But for all of its efforts, the Office of the National Coordinator for Health IT concedes that path to interoperability remains winding. That’s why it hosted two panel discussions Tuesday for National Health IT Week to talk about the challenges and successes of the adoption and sharing of electronic health records.

“We certainly still have a long ways to go with health IT, whether it be usability or interoperability, but we wanted to talk a bit about where we’ve come so far,” said Principal Deputy National Coordinator for Health IT Genevieve Morris.

The panels focused on both the interoperability of the digital devices storing EHRs and their usability in an effort to map out where the health sector is and where it still has to go.

Among the takeaways were:

It’s not a tech problem — it’s leadership 

Ed Cantwell, president and CEO of the Center for Medical Interoperability—a nonprofit research lab advancing data sharing in medical technology—said that while innovation is being spurred through the health care sector, the gap in information sharing is coming from a lack of collaboration.

“I have a hypothesis that you could put 20 executives in a room representing comprehensive interoperability, there would be vendors, hospital CEOs and physicians, but it’s not a technology problem,” he said. “It’s a lack of coordinated leadership. I think the call to action is let’s put those people in a room. Every other industry has done it, they’ve come together and put their differences aside.”

Cantwell also said during the panel that while ONC does have the leverage to guide the policy direction of health IT, the private sector will have to lead the move toward greater interoperability.

“I think this is the time where the private market needs to step up,” he said. “Whether it’s for-profit or nonprofit or public or military or [the Department of Veterans Affairs], if we are to start the slurry of digital and set a goal to be on parallel with every other data liquid industry, then I think we need to stop this fantasy of think that ONC can, from the sidelines, impact a $3 trillion market.”

There’s no one-size-fits-all

John Kansky, president and CEO of the Indiana Health Information Exchange, said that part of the challenge of interoperability is that it has to serve a diverse range of needs across a wide network, from physicians to hospitals to insurance providers.

“I don’t think moving health care data around the country is any less complicated than moving people and stuff around the country,” he said. “Interoperability isn’t one thing. Every organization has complex interoperability needs.”

Kansky said that both government and the market have distinct roles in guiding and adapting interoperability and have to collaborate to ensure that they can make it more efficient.

Hard-to-build software to meet every need

Andrey Ostrovsky, chief medical officer at the Centers for Medicare & Medicaid Services and the Children’s Health Insurance Program, said it’s very difficult to design a product centered on its ease of use while also delivering functionality that serves the layers of users in health care.

“It’s very hard to build software well,” Ostrovsky, the former CEO of predictive insights platform Care at Hand, said. “It’s even harder to build software well when you have multiple end users.
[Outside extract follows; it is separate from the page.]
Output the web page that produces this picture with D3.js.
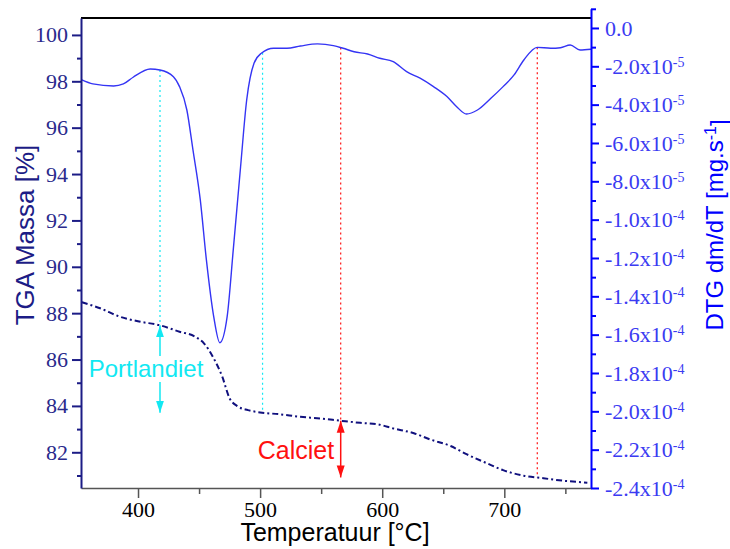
<!DOCTYPE html>
<html>
<head>
<meta charset="utf-8">
<script src="https://cdn.jsdelivr.net/npm/d3@7"></script>
<style>
body{margin:0;background:#fff}
svg{display:block}
</style>
</head>
<body>
<div class="canvas"></div>
<script>
// DTG curve: temperature (°C) and dm/dT in units of 1e-5 mg/s
const dtgTemp = [354,363,380,388,396,410,418,429,434,440,445,451,456,462,467,473,478,484,489,495,501,511,522,533,547,560,568,577,588,598,609,620,631,642,653,661,669,678,689,699,708,716,727,738,746,754,762,771]
const dtgVal = [-2.71,-2.92,-3.03,-2.92,-2.57,-2.14,-2.19,-2.54,-3.06,-4.28,-6.36,-8.97,-12.10,-15.06,-16.42,-15.06,-11.58,-7.24,-3.76,-1.84,-1.32,-1.06,-1.06,-0.94,-0.83,-0.92,-1.06,-1.24,-1.36,-1.58,-1.76,-2.28,-2.62,-3.06,-3.58,-4.11,-4.49,-4.28,-3.67,-3.06,-2.45,-1.67,-1.01,-1.06,-1.03,-0.89,-1.15,-1.11]

// TGA curve: temperature (°C) and mass (%)
const tgaTemp = [354,369,385,402,417,434,447,454,462,469,475,481,490,500,516,533,549,566,582,596,609,626,639,656,669,686,699,716,732,749,768]
const tgaVal = [88.47,88.21,87.85,87.63,87.49,87.20,86.98,86.70,86.05,85.26,84.33,84.00,83.82,83.72,83.64,83.53,83.46,83.36,83.27,83.21,83.03,82.82,82.56,82.27,81.92,81.52,81.23,80.99,80.88,80.77,80.69]

// tick values
const tempMajor = [400,500,600,700]
const tempMinor = [450,550,650,750]
const massMajor = [82,84,86,88,90,92,94,96,98,100]
const massMinor = [81,83,85,87,89,91,93,95,97,99]
const dtgMajor = [0,-2,-4,-6,-8,-10,-12,-14,-16,-18,-20,-22,-24]
const dtgMinor = [1,-1,-3,-5,-7,-9,-11,-13,-15,-17,-19,-21,-23]

// vertical marker temperatures
const cyanMarks = [418,502]
const redMarks = [566,727]

const margin = {top:18, right:139, bottom:61, left:81}
const graphWidth = 730 - margin.left - margin.right
const graphHeight = 549 - margin.top - margin.bottom

const svg = d3.select('.canvas').append('svg').attr('width',730).attr('height',549)
const graph = svg.append('g').attr('transform',`translate(${margin.left},${margin.top})`)

// scales
const x = d3.scaleLinear().domain([353.3,771]).range([0,graphWidth])
const yL = d3.scaleLinear().domain([80.46,100.73]).range([graphHeight,0])
const yR = d3.scaleLinear().domain([-24,0.52]).range([graphHeight,0])
const yRAxis = d3.scaleLinear().domain([-24,1]).range([yR(-24),yR(1)])

const NAVY = '#1c1c86'
const BLUE = '#0000ff'
const CYAN = '#12e8f2'
const RED = '#ff1010'
const serif = "'Liberation Serif', 'Times New Roman', serif"
const sans = "'Liberation Sans', Arial, sans-serif"

// linear lookup in a data series
const interp = (xs,ys,t) => {
  const i = Math.max(1,Math.min(xs.length-1,d3.bisectLeft(xs,t)))
  const f = (t-xs[i-1])/(xs[i]-xs[i-1])
  return ys[i-1] + f*(ys[i]-ys[i-1])
}

// arrow heads
const defs = svg.append('defs')
const addHead = (id,color) => {
  defs.append('marker').attr('id',id).attr('markerUnits','userSpaceOnUse')
    .attr('markerWidth',13).attr('markerHeight',9).attr('refX',12).attr('refY',4.5)
    .attr('orient','auto-start-reverse')
    .append('path').attr('d','M0,0.5 L12,4.5 L0,8.5 Z').attr('fill',color)
}
addHead('headC',CYAN)
addHead('headR',RED)

// marker lines between the two curves
const markLine = (t,color) => {
  graph.append('line')
    .attr('x1',x(t)).attr('x2',x(t))
    .attr('y1',yR(interp(dtgTemp,dtgVal,t))).attr('y2',yL(interp(tgaTemp,tgaVal,t)))
    .attr('stroke',color).attr('stroke-width',1.2).attr('stroke-dasharray','2,3')
}
cyanMarks.forEach(t=>markLine(t,CYAN))
redMarks.forEach(t=>markLine(t,RED))

// curves
const dtgLine = d3.line().x((d,i)=>x(dtgTemp[i])).y(d=>yR(d)).curve(d3.curveMonotoneX)
const tgaLine = d3.line().x((d,i)=>x(tgaTemp[i])).y(d=>yL(d)).curve(d3.curveMonotoneX)

graph.append('path').datum(dtgVal).attr('fill','none').attr('stroke','#3434f4')
  .attr('stroke-width',1.4).attr('d',dtgLine)
graph.append('path').datum(tgaVal).attr('fill','none').attr('stroke','#10107e')
  .attr('stroke-width',2).attr('stroke-dasharray','6,3,2,3').attr('d',tgaLine)

// Portlandiet annotation
const pX = x(cyanMarks[0])
const pTop = yL(interp(tgaTemp,tgaVal,cyanMarks[0]))
const pBot = yL(interp(tgaTemp,tgaVal,cyanMarks[1]))
const pBase = 377 - margin.top
graph.append('line').attr('x1',pX).attr('x2',pX).attr('y1',pTop).attr('y2',pBase-21)
  .attr('stroke',CYAN).attr('stroke-width',1.5).attr('marker-start','url(#headC)')
graph.append('line').attr('x1',pX).attr('x2',pX).attr('y1',pBase+5).attr('y2',pBot)
  .attr('stroke',CYAN).attr('stroke-width',1.5).attr('marker-end','url(#headC)')
graph.append('text').attr('x',146-margin.left).attr('y',pBase)
  .attr('text-anchor','middle').style('font-family',sans)
  .style('font-size','24px').attr('fill',CYAN).text('Portlandiet')

// Calciet annotation
const cX = x(redMarks[0])
graph.append('line').attr('x1',cX).attr('x2',cX)
  .attr('y1',yL(interp(tgaTemp,tgaVal,redMarks[0]))).attr('y2',yL(interp(tgaTemp,tgaVal,redMarks[1])))
  .attr('stroke',RED).attr('stroke-width',1.5)
  .attr('marker-start','url(#headR)').attr('marker-end','url(#headR)')
graph.append('text').attr('x',296-margin.left).attr('y',459-margin.top)
  .attr('text-anchor','middle').style('font-family',sans)
  .style('font-size','25px').attr('fill',RED).text('Calciet')

// top frame line
graph.append('line').attr('x1',0).attr('x2',graphWidth).attr('y1',0).attr('y2',0)
  .attr('stroke','#000').attr('stroke-width',2)

// minor ticks only (no labels, no domain)
const minorTicks = (group,axis,color) => {
  const g = group.append('g').call(axis.tickFormat(''))
  g.select('.domain').remove()
  g.selectAll('text').remove()
  g.selectAll('line').attr('stroke',color)
  return g
}

// bottom axis
const xAxisGroup = graph.append('g').attr('transform',`translate(0,${graphHeight})`)
xAxisGroup.call(d3.axisBottom(x).tickValues(tempMajor).tickSize(10).tickSizeOuter(0).tickPadding(3))
xAxisGroup.selectAll('text').style('font-family',serif).style('font-size','22px').attr('fill','#000')
minorTicks(xAxisGroup,d3.axisBottom(x).tickValues(tempMinor).tickSize(6),'#555')
xAxisGroup.selectAll('path,line').attr('stroke','#555').attr('stroke-width',1.5)

// left axis
const yAxisGroup = graph.append('g')
yAxisGroup.call(d3.axisLeft(yL).tickValues(massMajor).tickSize(9).tickSizeOuter(0).tickPadding(4))
yAxisGroup.selectAll('text').style('font-family',serif).style('font-size','22px').attr('fill','#2a2a8c')
minorTicks(yAxisGroup,d3.axisLeft(yL).tickValues(massMinor).tickSize(4),NAVY)
yAxisGroup.selectAll('path,line').attr('stroke',NAVY).attr('stroke-width',2)

// right axis
const rAxisGroup = graph.append('g').attr('transform',`translate(${graphWidth},0)`)
rAxisGroup.call(d3.axisRight(yRAxis).tickValues(dtgMajor).tickSize(8).tickSizeOuter(0).tickPadding(6))
rAxisGroup.selectAll('text').style('font-family',serif).style('font-size','22px').attr('fill','#3b3bf2')
  .each(function(d){
    const t = d3.select(this)
    if (d===0) return t.text('0.0')
    const big = Math.abs(d)>=10
    t.text(null)
    t.append('tspan').text((big ? d/10 : d).toFixed(1)+'x10')
    t.append('tspan').attr('dy','-0.5em').style('font-size','14px').text(big ? '-4' : '-5')
  })
minorTicks(rAxisGroup,d3.axisRight(yRAxis).tickValues(dtgMinor).tickSize(5),BLUE)
rAxisGroup.selectAll('path,line').attr('stroke',BLUE).attr('stroke-width',2)

// axis titles
svg.append('text').attr('x',335).attr('y',541).attr('text-anchor','middle')
  .style('font-family',sans).style('font-size','25px').attr('fill','#000')
  .text('Temperatuur [°C]')

svg.append('text').attr('transform','translate(34,235) rotate(-90)').attr('text-anchor','middle')
  .style('font-family',sans).style('font-size','26px').attr('fill',NAVY)
  .text('TGA Massa [%]')

const rTitle = svg.append('text').attr('transform','translate(723,225) rotate(-90)').attr('text-anchor','middle')
  .style('font-family',sans).style('font-size','24px').attr('fill',BLUE)
rTitle.append('tspan').text('DTG dm/dT [mg.s')
rTitle.append('tspan').attr('dy','-0.45em').style('font-size','16px').text('-1')
rTitle.append('tspan').attr('dy','0.45em').text(']')
</script>
</body>
</html>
When we talk about the federal government’s role in somehow influencing how software gets developed or evolves, we not only have the design constraints of what does the patient need but also what does the physician need, what does the practicing admin need, what does the potential payer need in terms of reporting, and then we’ve got what does the federal government need?”

To try to bridge those gaps, at least when it comes to physician adoption, ONC Chief Medical Information Officer Andrew Gettinger said the office is working with MedStar to develop a usability package to help smooth the rocky process physicians face in implementing an EHR system.

“Putting in an EHR is very different than buying an automobile,” he said. “If you are buying an automobile, you have a couple different choices for color and drive off the lot pretty quickly. When you do an EHR, there are hundreds and perhaps thousands of small decisions that the implementation team makes along the way.”

Gettinger said ONC expects the usability package to be out by March 2018, which will hopefully provide doctors with a streamlined process for EHR adoption.